A new extension of BEA's WebLogic Server - Process Edition - will ship this summer to provide a common administration, security, user interface and coding framework for developing and managing application infrastructures.
Speaking at the BEA eWorld 2004 conference Alfred Chuang, BEA chairman and chief executive, said: "Liquid Computing is designed to close the IT gap and redefine the economics and responsiveness of IT from months to minutes."
The BEA vision centres on the increasingly popular notion of service-oriented architecture (SOA), in which each IT function is seen as 'serving' another as part of the predefined processes that run a business.
Designed to create SOA-based IT infrastructures, Process Edition couples business process management workflow-style technology with BEA's Java-based application development and administration capabilities to build or reuse integrated service-oriented applications.

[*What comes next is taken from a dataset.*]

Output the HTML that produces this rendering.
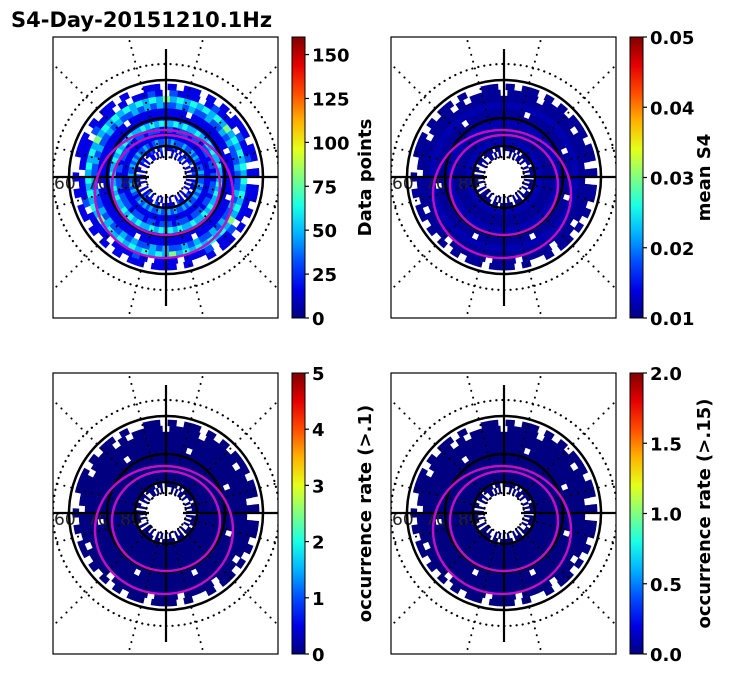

Scott Dietzen, BEA chief technology officer, explained: "XML and [web services standards] are the foundation of SOA. BEA is standardising integration and bringing SOA to the Java masses across portal integration and our application server product set."
Chuang said Process Edition would provide a solution to the two problems facing enterprise-scale IT today: integration and product versioning.
"The ultimate goal is to make change simple, fast and inexpensive," he added.
Ovum senior analyst for software development and strategies, Bola Rotibi, said the Liquid Computing vision, formerly known as Project Sierra, developed from BEA's previous ideas on liquid data for web services.
"Liquid Computing is BEA's chance to show it has vision, like IBM and Microsoft," she said.
The company also unveiled a new lifecycle support policy for users of WebLogic Platform 8.1, which aims to protect an organisation's investment in BEA by providing guaranteed support for five years, along with the option of two years' extended support.
Other projects unveiled by BEA included Project Quicksilver, which it said would dynamically compose different applications as web services without changing a line of code.
The company is also working on Project Alchemy, which centres on the availability of applications by mobile devices. "It's time to take mobile technology to the enterprise, so you can run enterprise applications on mobile devices," said Chuang.